**WRITTEN INSTRUCTION**
Return verbatim all lines from the first one in the records to the line with "Friedrich: Die Räuber", both ends kept.

**DATA IN THIS EXERCISE**

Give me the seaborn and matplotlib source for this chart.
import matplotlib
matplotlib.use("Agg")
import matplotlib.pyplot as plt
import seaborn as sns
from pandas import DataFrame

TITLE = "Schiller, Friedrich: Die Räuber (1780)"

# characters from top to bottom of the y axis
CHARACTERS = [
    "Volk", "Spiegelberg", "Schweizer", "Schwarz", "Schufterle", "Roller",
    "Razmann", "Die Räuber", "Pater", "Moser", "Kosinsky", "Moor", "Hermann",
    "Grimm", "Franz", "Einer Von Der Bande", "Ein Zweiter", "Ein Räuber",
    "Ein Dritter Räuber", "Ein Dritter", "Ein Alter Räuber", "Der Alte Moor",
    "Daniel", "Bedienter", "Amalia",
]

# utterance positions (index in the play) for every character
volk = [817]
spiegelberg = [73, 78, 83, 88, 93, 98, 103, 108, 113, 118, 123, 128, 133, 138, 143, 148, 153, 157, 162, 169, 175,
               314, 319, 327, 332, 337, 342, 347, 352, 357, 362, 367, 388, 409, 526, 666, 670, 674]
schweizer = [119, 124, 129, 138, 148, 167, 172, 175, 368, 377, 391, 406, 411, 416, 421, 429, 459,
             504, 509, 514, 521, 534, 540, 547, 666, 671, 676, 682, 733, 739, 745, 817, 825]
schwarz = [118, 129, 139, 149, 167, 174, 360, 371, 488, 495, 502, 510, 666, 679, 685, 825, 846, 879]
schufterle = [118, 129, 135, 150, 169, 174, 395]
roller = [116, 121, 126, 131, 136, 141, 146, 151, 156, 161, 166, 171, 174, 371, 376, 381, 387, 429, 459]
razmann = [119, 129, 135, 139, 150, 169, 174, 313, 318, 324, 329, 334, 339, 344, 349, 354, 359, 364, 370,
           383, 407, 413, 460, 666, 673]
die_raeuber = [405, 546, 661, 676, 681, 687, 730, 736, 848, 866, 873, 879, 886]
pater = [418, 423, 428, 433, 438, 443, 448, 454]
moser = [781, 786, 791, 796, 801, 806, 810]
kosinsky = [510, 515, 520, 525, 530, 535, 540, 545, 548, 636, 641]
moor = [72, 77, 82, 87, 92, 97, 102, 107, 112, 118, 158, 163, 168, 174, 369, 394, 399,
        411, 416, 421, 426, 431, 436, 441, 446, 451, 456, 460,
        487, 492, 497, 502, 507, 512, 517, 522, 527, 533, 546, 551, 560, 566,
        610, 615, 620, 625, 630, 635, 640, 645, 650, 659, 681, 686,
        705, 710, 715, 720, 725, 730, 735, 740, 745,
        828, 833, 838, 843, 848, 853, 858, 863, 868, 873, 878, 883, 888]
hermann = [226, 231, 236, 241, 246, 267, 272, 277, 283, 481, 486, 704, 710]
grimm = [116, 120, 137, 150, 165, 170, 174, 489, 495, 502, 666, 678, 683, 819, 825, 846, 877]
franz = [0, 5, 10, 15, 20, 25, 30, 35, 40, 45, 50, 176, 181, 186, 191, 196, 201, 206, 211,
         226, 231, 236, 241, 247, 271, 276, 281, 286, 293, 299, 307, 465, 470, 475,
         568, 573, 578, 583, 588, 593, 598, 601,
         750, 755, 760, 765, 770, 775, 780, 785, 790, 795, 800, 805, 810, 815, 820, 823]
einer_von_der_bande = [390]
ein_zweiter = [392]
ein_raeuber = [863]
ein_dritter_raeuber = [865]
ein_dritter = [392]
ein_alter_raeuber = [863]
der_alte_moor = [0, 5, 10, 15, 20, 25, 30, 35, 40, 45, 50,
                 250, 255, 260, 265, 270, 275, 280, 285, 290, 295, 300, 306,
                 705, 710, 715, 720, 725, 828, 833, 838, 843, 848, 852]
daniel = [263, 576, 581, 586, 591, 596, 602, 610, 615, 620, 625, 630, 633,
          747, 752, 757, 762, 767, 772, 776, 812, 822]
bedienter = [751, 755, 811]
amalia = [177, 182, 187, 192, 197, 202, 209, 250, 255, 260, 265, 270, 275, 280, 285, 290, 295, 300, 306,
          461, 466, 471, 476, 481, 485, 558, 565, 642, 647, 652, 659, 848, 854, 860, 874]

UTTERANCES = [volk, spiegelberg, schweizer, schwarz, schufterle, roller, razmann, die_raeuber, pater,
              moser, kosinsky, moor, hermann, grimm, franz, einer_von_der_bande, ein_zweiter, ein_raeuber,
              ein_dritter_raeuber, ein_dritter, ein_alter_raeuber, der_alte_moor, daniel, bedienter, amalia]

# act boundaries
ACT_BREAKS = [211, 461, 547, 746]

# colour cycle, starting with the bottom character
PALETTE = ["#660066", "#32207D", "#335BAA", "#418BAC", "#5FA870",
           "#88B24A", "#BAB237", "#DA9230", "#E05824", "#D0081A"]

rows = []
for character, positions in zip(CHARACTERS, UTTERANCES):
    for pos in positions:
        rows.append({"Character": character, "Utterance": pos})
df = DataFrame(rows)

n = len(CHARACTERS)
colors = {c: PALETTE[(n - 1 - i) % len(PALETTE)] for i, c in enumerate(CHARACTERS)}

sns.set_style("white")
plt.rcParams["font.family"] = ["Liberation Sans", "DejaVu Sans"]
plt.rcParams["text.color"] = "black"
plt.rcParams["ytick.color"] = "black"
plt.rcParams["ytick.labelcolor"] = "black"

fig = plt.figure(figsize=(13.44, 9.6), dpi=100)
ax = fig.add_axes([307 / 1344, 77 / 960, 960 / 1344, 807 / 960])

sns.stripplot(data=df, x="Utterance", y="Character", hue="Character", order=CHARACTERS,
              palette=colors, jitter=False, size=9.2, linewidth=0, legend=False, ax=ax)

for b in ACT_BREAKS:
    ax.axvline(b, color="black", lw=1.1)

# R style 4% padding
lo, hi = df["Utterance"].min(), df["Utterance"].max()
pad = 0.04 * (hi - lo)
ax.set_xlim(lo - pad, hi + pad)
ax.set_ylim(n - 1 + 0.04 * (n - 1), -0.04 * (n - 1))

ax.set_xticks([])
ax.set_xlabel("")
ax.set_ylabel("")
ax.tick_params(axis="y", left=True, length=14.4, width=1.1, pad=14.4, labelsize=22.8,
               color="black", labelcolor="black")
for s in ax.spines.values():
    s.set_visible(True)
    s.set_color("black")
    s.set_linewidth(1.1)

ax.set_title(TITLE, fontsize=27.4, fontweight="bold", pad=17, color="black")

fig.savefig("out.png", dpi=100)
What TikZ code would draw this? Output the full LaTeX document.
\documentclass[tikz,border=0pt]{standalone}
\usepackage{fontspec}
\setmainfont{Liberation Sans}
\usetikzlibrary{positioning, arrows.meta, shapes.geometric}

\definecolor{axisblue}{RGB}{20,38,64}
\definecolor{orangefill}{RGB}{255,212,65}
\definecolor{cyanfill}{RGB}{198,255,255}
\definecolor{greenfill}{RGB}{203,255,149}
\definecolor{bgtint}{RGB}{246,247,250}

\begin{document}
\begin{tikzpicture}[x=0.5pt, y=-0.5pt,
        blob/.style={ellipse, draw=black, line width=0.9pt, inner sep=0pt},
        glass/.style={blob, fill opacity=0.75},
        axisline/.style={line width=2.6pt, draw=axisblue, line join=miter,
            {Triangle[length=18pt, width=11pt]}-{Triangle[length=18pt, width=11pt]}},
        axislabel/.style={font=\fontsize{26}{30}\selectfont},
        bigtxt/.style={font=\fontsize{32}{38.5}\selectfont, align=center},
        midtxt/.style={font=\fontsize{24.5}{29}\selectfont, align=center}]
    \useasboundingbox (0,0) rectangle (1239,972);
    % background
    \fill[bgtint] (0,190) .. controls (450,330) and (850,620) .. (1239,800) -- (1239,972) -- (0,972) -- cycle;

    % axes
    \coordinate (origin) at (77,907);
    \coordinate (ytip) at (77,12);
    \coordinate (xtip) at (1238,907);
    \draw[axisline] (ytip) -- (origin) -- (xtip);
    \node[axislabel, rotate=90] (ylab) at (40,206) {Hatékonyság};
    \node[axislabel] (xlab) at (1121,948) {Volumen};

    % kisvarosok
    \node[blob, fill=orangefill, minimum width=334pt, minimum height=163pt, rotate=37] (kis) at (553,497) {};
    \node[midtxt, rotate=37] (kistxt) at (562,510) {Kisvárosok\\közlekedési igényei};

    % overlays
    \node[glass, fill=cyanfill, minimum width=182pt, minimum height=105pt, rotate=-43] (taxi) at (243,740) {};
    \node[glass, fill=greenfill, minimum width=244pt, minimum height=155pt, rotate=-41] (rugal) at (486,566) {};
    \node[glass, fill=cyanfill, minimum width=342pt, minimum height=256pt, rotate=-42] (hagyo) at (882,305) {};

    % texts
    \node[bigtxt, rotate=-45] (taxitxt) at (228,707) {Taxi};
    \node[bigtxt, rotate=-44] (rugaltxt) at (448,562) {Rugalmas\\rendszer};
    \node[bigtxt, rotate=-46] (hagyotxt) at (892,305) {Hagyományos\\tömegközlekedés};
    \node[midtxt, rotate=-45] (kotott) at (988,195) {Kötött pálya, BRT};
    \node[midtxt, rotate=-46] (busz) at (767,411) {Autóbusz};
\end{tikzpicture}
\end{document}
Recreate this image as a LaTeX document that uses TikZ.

**CORRECT OUTPUT**
Give me the seaborn and matplotlib source for this chart.
import matplotlib
matplotlib.use("Agg")
import matplotlib.pyplot as plt
import seaborn as sns
from pandas import DataFrame

TITLE = "Schiller, Friedrich: Die Räuber (1780)"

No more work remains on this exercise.